What you are asked to do:
Repeat the listing in full, preserving every character.

Data:

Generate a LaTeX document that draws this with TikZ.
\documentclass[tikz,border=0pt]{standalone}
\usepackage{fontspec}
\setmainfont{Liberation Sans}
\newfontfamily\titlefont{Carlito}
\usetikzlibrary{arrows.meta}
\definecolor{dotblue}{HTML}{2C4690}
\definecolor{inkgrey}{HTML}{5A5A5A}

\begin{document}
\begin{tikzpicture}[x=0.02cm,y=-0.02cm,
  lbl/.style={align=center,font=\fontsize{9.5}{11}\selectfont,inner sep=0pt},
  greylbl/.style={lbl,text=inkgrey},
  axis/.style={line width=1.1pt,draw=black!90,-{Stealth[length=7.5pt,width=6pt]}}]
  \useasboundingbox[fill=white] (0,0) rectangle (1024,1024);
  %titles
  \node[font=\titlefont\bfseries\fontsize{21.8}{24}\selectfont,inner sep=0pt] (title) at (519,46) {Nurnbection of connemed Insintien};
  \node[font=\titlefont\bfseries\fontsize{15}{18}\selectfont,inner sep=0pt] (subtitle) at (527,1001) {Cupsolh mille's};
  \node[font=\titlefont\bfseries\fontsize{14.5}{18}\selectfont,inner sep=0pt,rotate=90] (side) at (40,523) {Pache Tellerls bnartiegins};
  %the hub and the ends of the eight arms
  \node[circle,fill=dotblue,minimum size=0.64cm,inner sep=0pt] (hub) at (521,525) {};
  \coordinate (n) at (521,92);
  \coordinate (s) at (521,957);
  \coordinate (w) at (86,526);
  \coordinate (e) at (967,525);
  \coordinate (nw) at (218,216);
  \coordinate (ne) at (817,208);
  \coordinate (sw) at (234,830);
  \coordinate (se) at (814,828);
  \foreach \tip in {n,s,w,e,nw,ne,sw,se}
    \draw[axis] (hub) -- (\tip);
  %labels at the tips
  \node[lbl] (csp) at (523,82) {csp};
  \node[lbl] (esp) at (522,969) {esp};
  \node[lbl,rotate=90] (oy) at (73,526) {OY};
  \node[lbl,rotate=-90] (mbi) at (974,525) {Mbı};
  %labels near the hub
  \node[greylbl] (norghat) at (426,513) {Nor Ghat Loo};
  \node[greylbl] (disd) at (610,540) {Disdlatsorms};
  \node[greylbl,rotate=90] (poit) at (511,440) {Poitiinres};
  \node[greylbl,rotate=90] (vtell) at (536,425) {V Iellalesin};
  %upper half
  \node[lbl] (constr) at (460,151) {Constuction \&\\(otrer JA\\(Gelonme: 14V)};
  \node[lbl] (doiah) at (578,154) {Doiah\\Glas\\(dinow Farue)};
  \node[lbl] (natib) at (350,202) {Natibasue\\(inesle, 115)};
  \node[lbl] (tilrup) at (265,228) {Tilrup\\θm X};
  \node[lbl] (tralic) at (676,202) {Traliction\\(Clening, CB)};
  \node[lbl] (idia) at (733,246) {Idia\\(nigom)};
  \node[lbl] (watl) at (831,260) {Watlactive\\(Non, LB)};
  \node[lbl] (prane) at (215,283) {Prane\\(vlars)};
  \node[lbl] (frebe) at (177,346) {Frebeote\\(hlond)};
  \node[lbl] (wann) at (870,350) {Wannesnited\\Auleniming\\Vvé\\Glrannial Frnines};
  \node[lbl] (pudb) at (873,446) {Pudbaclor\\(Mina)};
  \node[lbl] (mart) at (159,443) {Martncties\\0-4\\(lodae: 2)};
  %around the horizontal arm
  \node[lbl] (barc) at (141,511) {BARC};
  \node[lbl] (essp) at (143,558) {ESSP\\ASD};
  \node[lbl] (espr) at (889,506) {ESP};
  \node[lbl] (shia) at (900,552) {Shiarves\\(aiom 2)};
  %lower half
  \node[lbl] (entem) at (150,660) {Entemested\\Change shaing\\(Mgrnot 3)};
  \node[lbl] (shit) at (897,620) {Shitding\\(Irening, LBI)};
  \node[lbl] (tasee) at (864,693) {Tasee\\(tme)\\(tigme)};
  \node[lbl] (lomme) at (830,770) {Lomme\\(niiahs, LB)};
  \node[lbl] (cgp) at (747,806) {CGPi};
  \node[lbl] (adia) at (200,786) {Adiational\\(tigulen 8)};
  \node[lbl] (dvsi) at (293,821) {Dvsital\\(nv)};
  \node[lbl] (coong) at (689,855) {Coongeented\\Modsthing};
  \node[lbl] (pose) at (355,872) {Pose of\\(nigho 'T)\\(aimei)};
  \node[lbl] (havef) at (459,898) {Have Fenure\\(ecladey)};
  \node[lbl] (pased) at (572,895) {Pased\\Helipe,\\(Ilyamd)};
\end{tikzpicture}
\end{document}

Exercise solution:
Generate a LaTeX document that draws this with TikZ.
\documentclass[tikz,border=0pt]{standalone}
\usepackage{fontspec}
\setmainfont{Liberation Sans}
\newfontfamily\titlefont{Carlito}
\usetikzlibrary{arrows.meta}
\definecolor{dotblue}{HTML}{2C4690}
\definecolor{inkgrey}{HTML}{5A5A5A}

\begin{document}
\begin{tikzpicture}[x=0.02cm,y=-0.02cm,
  lbl/.style={align=center,font=\fontsize{9.5}{11}\selectfont,inner sep=0pt},
  greylbl/.style={lbl,text=inkgrey},
  axis/.style={line width=1.1pt,draw=black!90,-{Stealth[length=7.5pt,width=6pt]}}]
  \useasboundingbox[fill=white] (0,0) rectangle (1024,1024);
  %titles
  \node[font=\titlefont\bfseries\fontsize{21.8}{24}\selectfont,inner sep=0pt] (title) at (519,46) {Nurnbection of connemed Insintien};
  \node[font=\titlefont\bfseries\fontsize{15}{18}\selectfont,inner sep=0pt] (subtitle) at (527,1001) {Cupsolh mille's};
  \node[font=\titlefont\bfseries\fontsize{14.5}{18}\selectfont,inner sep=0pt,rotate=90] (side) at (40,523) {Pache Tellerls bnartiegins};
  %the hub and the ends of the eight arms
  \node[circle,fill=dotblue,minimum size=0.64cm,inner sep=0pt] (hub) at (521,525) {};
  \coordinate (n) at (521,92);
  \coordinate (s) at (521,957);
  \coordinate (w) at (86,526);
  \coordinate (e) at (967,525);
  \coordinate (nw) at (218,216);
  \coordinate (ne) at (817,208);
  \coordinate (sw) at (234,830);
  \coordinate (se) at (814,828);
  \foreach \tip in {n,s,w,e,nw,ne,sw,se}
    \draw[axis] (hub) -- (\tip);
  %labels at the tips
  \node[lbl] (csp) at (523,82) {csp};
  \node[lbl] (esp) at (522,969) {esp};
  \node[lbl,rotate=90] (oy) at (73,526) {OY};
  \node[lbl,rotate=-90] (mbi) at (974,525) {Mbı};
  %labels near the hub
  \node[greylbl] (norghat) at (426,513) {Nor Ghat Loo};
  \node[greylbl] (disd) at (610,540) {Disdlatsorms};
  \node[greylbl,rotate=90] (poit) at (511,440) {Poitiinres};
  \node[greylbl,rotate=90] (vtell) at (536,425) {V Iellalesin};
  %upper half
  \node[lbl] (constr) at (460,151) {Constuction \&\\(otrer JA\\(Gelonme: 14V)};
  \node[lbl] (doiah) at (578,154) {Doiah\\Glas\\(dinow Farue)};
  \node[lbl] (natib) at (350,202) {Natibasue\\(inesle, 115)};
  \node[lbl] (tilrup) at (265,228) {Tilrup\\θm X};
  \node[lbl] (tralic) at (676,202) {Traliction\\(Clening, CB)};
  \node[lbl] (idia) at (733,246) {Idia\\(nigom)};
  \node[lbl] (watl) at (831,260) {Watlactive\\(Non, LB)};
  \node[lbl] (prane) at (215,283) {Prane\\(vlars)};
  \node[lbl] (frebe) at (177,346) {Frebeote\\(hlond)};
  \node[lbl] (wann) at (870,350) {Wannesnited\\Auleniming\\Vvé\\Glrannial Frnines};
  \node[lbl] (pudb) at (873,446) {Pudbaclor\\(Mina)};
  \node[lbl] (mart) at (159,443) {Martncties\\0-4\\(lodae: 2)};
  %around the horizontal arm
  \node[lbl] (barc) at (141,511) {BARC};
  \node[lbl] (essp) at (143,558) {ESSP\\ASD};
  \node[lbl] (espr) at (889,506) {ESP};
  \node[lbl] (shia) at (900,552) {Shiarves\\(aiom 2)};
  %lower half
  \node[lbl] (entem) at (150,660) {Entemested\\Change shaing\\(Mgrnot 3)};
  \node[lbl] (shit) at (897,620) {Shitding\\(Irening, LBI)};
  \node[lbl] (tasee) at (864,693) {Tasee\\(tme)\\(tigme)};
  \node[lbl] (lomme) at (830,770) {Lomme\\(niiahs, LB)};
  \node[lbl] (cgp) at (747,806) {CGPi};
  \node[lbl] (adia) at (200,786) {Adiational\\(tigulen 8)};
  \node[lbl] (dvsi) at (293,821) {Dvsital\\(nv)};
  \node[lbl] (coong) at (689,855) {Coongeented\\Modsthing};
  \node[lbl] (pose) at (355,872) {Pose of\\(nigho 'T)\\(aimei)};
  \node[lbl] (havef) at (459,898) {Have Fenure\\(ecladey)};
  \node[lbl] (pased) at (572,895) {Pased\\Helipe,\\(Ilyamd)};
\end{tikzpicture}
\end{document}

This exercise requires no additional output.